En la vorágine de la contingencia, donde el ruido y la velocidad nos miden la productividad en términos de logros y compras, existe una resistencia silenciosa que es, a la vez, nuestra mayor conquista: la de la feliz felicidad. No se encuentra en las vitrinas ni en los eventos rimbombantes; reside en el espacio tranquilo que creamos cuando decidimos, activamente y sin culpa, simplemente estar.
Soy escritora, y mi trabajo me obliga a reportar sobre las grandes narrativas: las crisis, las transformaciones y las batallas épicas. Pero la verdad más profunda que encuentro es que la vida se cose, con la más tierna nostalgia, en los hilos de los pequeños rituales. Ver una película abrazados bajo una manta, no importa si ya la hemos visto cien veces, porque lo que importa es la resonancia del aliento compartido. Caminar de la mano sin un destino fijo, sintiendo solo el pulso rítmico del otro como la música de fondo de nuestro propio existir. Compartir unas papitas en el sofá, transformando un simple snack en un acto de incondicionalidad y complicidad. Regalonear en casa viendo algo tranquilo, donde el silencio es tan cómodo como el tejido más suave.
Estos momentos, que la sociedad de consumo ha devaluado por no tener un costo monetario, son en realidad nuestro oro más preciado. Su valor, sin embargo, es incalculable.
Porque la felicidad auténtica no es un clímax explosivo, sino una melodía suave y continua, un eco constante. Es la certeza de que, en ese rincón de paz, el caos del mundo exterior, la tiranía del calendario y el juicio ajeno no pueden entrar. Es en ese regaloneo doméstico donde se ancla la seguridad emocional que tanto buscamos, un refugio donde nuestra valía no está sujeta a rendimiento ni a la aprobación.
En un tiempo donde la presencia es el bien más escaso, dedicar tiempo a la simpleza es un acto de amor radical.
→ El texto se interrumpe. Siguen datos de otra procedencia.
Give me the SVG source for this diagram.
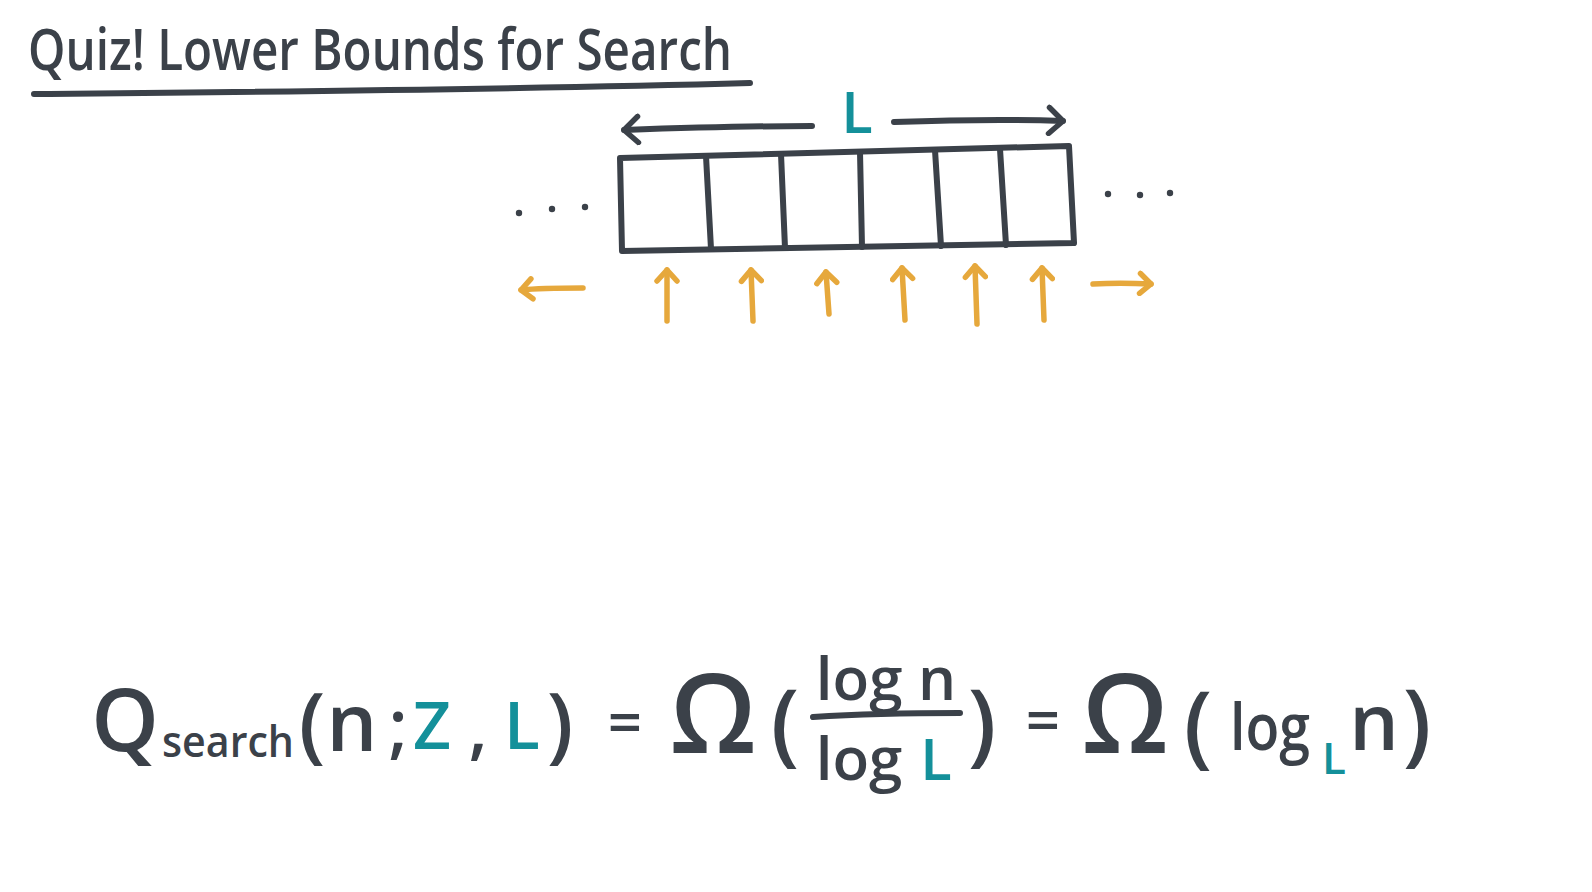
<svg xmlns="http://www.w3.org/2000/svg" width="1592" height="892" viewBox="0 0 1592 892">
<style>
.ink{fill:none;stroke:#3b4149;stroke-width:6;stroke-linecap:round;stroke-linejoin:round}
.or{fill:none;stroke:#e6a83c;stroke-width:5.5;stroke-linecap:round;stroke-linejoin:round}
.t{font-family:"Open Sans","DejaVu Sans",sans-serif;fill:#3b4149;font-weight:600}
.teal{fill:#14909a}
.dot{fill:#3b4149}
</style>
<defs>
<marker id="ah" markerUnits="userSpaceOnUse" markerWidth="24" markerHeight="32" refX="18" refY="16" orient="auto-start-reverse" viewBox="0 0 24 32">
<path d="M4,3 L18,16 L4,29" fill="none" stroke="#3b4149" stroke-width="5.5" stroke-linecap="round" stroke-linejoin="round"/>
</marker>
<marker id="oh" markerUnits="userSpaceOnUse" markerWidth="20" markerHeight="26" refX="15" refY="13" orient="auto-start-reverse" viewBox="0 0 20 26">
<path d="M4,3 L15,13 L4,23" fill="none" stroke="#e6a83c" stroke-width="5.5" stroke-linecap="round" stroke-linejoin="round"/>
</marker>
</defs>
<rect width="1592" height="892" fill="#ffffff"/>

<g id="title">
<text class="t" x="28" y="70" font-size="58" textLength="704" lengthAdjust="spacingAndGlyphs">Quiz! Lower Bounds for Search</text>
<path class="ink" d="M34,94 C250,92 500,90 750,83"/>
</g>

<g id="array">
<path class="ink" d="M620,158 L1069,146 L1074,243 L622,251 Z"/>
<path class="ink" d="M706,156 L711,249"/>
<path class="ink" d="M781,154 L785,248"/>
<path class="ink" d="M860,152 L862,247"/>
<path class="ink" d="M935,150 L941,246"/>
<path class="ink" d="M1000,149 L1006,245"/>
<circle class="dot" cx="519" cy="213" r="3.2"/>
<circle class="dot" cx="552" cy="209" r="3.2"/>
<circle class="dot" cx="585" cy="207" r="3.2"/>
<circle class="dot" cx="1108" cy="194" r="3.2"/>
<circle class="dot" cx="1140" cy="195" r="3.2"/>
<circle class="dot" cx="1170" cy="193" r="3.2"/>
</g>

<g id="length-label">
<text class="t teal" x="857" y="133" font-size="58" text-anchor="middle">L</text>
</g>

<g id="connectors">
<path class="ink" d="M812,126 C740,126 680,128 624,130" marker-end="url(#ah)"/>
<path class="ink" d="M894,122 C950,120 1010,119 1063,121" marker-end="url(#ah)"/>
<path class="or" d="M583,288 C560,288 540,288 521,290" marker-end="url(#oh)"/>
<path class="or" d="M667,321 L667,270" marker-end="url(#oh)"/>
<path class="or" d="M753,321 L751,270" marker-end="url(#oh)"/>
<path class="or" d="M829,314 L826,272" marker-end="url(#oh)"/>
<path class="or" d="M905,320 L902,268" marker-end="url(#oh)"/>
<path class="or" d="M977,324 L975,266" marker-end="url(#oh)"/>
<path class="or" d="M1044,320 L1042,268" marker-end="url(#oh)"/>
<path class="or" d="M1093,284 C1110,283 1130,283 1151,284" marker-end="url(#oh)"/>
</g>

<g id="formula">
<text class="t" x="125" y="751" font-size="86" text-anchor="middle">Q</text>
<text class="t" x="162" y="757" font-size="44" textLength="132" lengthAdjust="spacingAndGlyphs">search</text>
<text class="t" x="312" y="753" font-size="84" text-anchor="middle">(</text>
<text class="t" x="352" y="751" font-size="80" text-anchor="middle">n</text>
<text class="t" x="398" y="750" font-size="70" text-anchor="middle">;</text>
<text class="t teal" x="432" y="749" font-size="66" text-anchor="middle">Z</text>
<text class="t" x="478" y="752" font-size="70" text-anchor="middle">,</text>
<text class="t teal" x="522" y="749" font-size="66" text-anchor="middle">L</text>
<text class="t" x="560" y="753" font-size="84" text-anchor="middle">)</text>
<text class="t" x="625" y="744" font-size="60" text-anchor="middle">=</text>
<text class="t" x="713" y="753" font-size="110" text-anchor="middle">Ω</text>
<text class="t" x="785" y="755" font-size="90" text-anchor="middle">(</text>
<text class="t" x="886" y="700" font-size="60" text-anchor="middle">log n</text>
<path class="ink" d="M813,717 C860,714 910,713 960,713"/>
<text class="t" x="859" y="780" font-size="60" text-anchor="middle">log</text>
<text class="t teal" x="936" y="780" font-size="58" text-anchor="middle">L</text>
<text class="t" x="982" y="755" font-size="90" text-anchor="middle">)</text>
<text class="t" x="1043" y="742" font-size="60" text-anchor="middle">=</text>
<text class="t" x="1125" y="753" font-size="110" text-anchor="middle">Ω</text>
<text class="t" x="1198" y="757" font-size="90" text-anchor="middle">(</text>
<text class="t" x="1230" y="750" font-size="66" textLength="80" lengthAdjust="spacingAndGlyphs">log</text>
<text class="t teal" x="1334" y="774" font-size="44" text-anchor="middle">L</text>
<text class="t" x="1374" y="750" font-size="78" text-anchor="middle">n</text>
<text class="t" x="1417" y="755" font-size="90" text-anchor="middle">)</text>
</g>
</svg>
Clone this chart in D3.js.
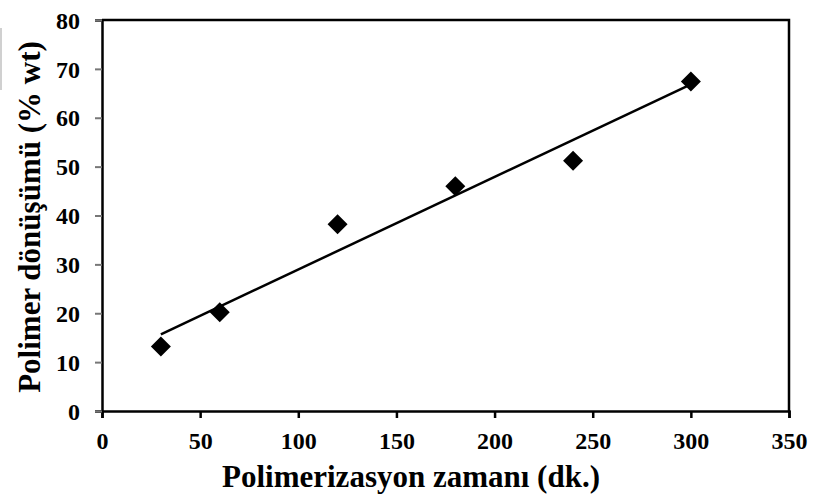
<!DOCTYPE html>
<html>
<head>
<meta charset="utf-8">
<script src="https://cdn.jsdelivr.net/npm/d3@7"></script>
<style>
  body { margin: 0; background: #fff; }
</style>
</head>
<body>
<main></main>
<script>
// polymerization time (min) vs. conversion (% wt)
const times = [30, 60, 120, 180, 240, 300];
const conversion = [13.2, 20.2, 38.2, 46.0, 51.2, 67.4];
const xTicks = [0, 50, 100, 150, 200, 250, 300, 350];
const yTicks = [0, 10, 20, 30, 40, 50, 60, 70, 80];

const FONT = "'Liberation Serif', 'Times New Roman', serif";

const w = 813;
const h = 499;
const margin = {left: 102, top: 20, right: 24, bottom: 88};
const width = w - margin.left - margin.right;
const height = h - margin.top - margin.bottom;

const xScale = d3.scaleLinear().domain([0, 350]).range([0, width]);
const yScale = d3.scaleLinear().domain([0, 80]).range([height, 0]);

const svg = d3.select('main').append('svg')
  .attr('width', w)
  .attr('height', h);

// faint edge left over from the original crop
svg.append('line')
  .attr('x1', 1).attr('x2', 1).attr('y1', 28).attr('y2', 90)
  .attr('stroke', '#d0d0d0').attr('stroke-width', 2);

const g = svg.append('g')
  .attr('transform', `translate(${margin.left}, ${margin.top})`);

// frame (top and right)
g.append('path')
  .attr('d', `M0,0H${width}V${height}`)
  .attr('fill', 'none')
  .attr('stroke', '#000')
  .attr('stroke-width', 2.5);

const xAxis = g.append('g')
  .attr('transform', `translate(0, ${height})`)
  .call(d3.axisBottom(xScale).tickValues(xTicks).tickSize(7));

const yAxis = g.append('g')
  .call(d3.axisLeft(yScale).tickValues(yTicks).tickSize(7));

[xAxis, yAxis].forEach(ax => {
  ax.attr('font-family', FONT).attr('font-size', 24).attr('font-weight', 'bold');
  ax.select('.domain').attr('stroke', '#000').attr('stroke-width', 2.5);
  ax.selectAll('text').attr('fill', '#000');
});
xAxis.selectAll('.tick line').attr('stroke', '#000').attr('stroke-width', 2.5);
xAxis.selectAll('text').attr('y', 38).attr('dy', 0);
yAxis.selectAll('.tick line').attr('stroke', '#777').attr('stroke-width', 2);
yAxis.selectAll('text').attr('x', -22).attr('dy', '0.34em');

// linear trendline from the points
const mx = d3.mean(times);
const my = d3.mean(conversion);
const slope = d3.sum(times, (t, i) => (t - mx) * (conversion[i] - my)) / d3.sum(times, t => (t - mx) ** 2);
const icpt = my - slope * mx;
const ends = [d3.min(times), d3.max(times)];

g.append('path')
  .datum(ends)
  .attr('d', d3.line().x(t => xScale(t)).y(t => yScale(icpt + slope * t)))
  .attr('fill', 'none')
  .attr('stroke', '#000')
  .attr('stroke-width', 2.5);

const diamond = 'M0,-10L10,0L0,10L-10,0Z';
g.selectAll('.pt')
  .data(times)
  .enter()
  .append('path')
  .attr('class', 'pt')
  .attr('d', diamond)
  .attr('transform', (t, i) => `translate(${xScale(t)}, ${yScale(conversion[i])})`)
  .attr('fill', '#000');

svg.append('text')
  .attr('x', 411)
  .attr('y', 487)
  .attr('text-anchor', 'middle')
  .attr('font-family', FONT)
  .attr('font-weight', 'bold')
  .attr('font-size', 31)
  .text('Polimerizasyon zamanı (dk.)');

svg.append('text')
  .attr('transform', 'translate(40, 217) rotate(-90)')
  .attr('text-anchor', 'middle')
  .attr('font-family', FONT)
  .attr('font-weight', 'bold')
  .attr('font-size', 31)
  .text('Polimer dönüşümü (% wt)');
</script>
</body>
</html>
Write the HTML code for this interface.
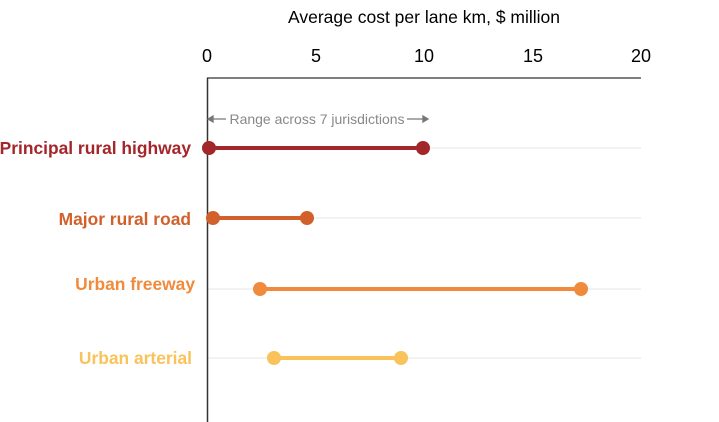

Es un escudo contra la soledad y la mejor manera de honrar a quienes amamos. Invito a que, en medio de la planificación y la prisa, seamos conscientes de estos detalles. No los dejemos escapar por considerarlos "demasiado simples." Son los ladrillos con los que construimos la memoria afectiva que nos sostendrá cuando los grandes pilares de la vida se tambalean y la ausencia duela.
La feliz felicidad es una decisión, un arte menor que nos recuerda que lo esencial no se compra; se siente y se comparte. Y esa verdad, realmente, no tiene precio.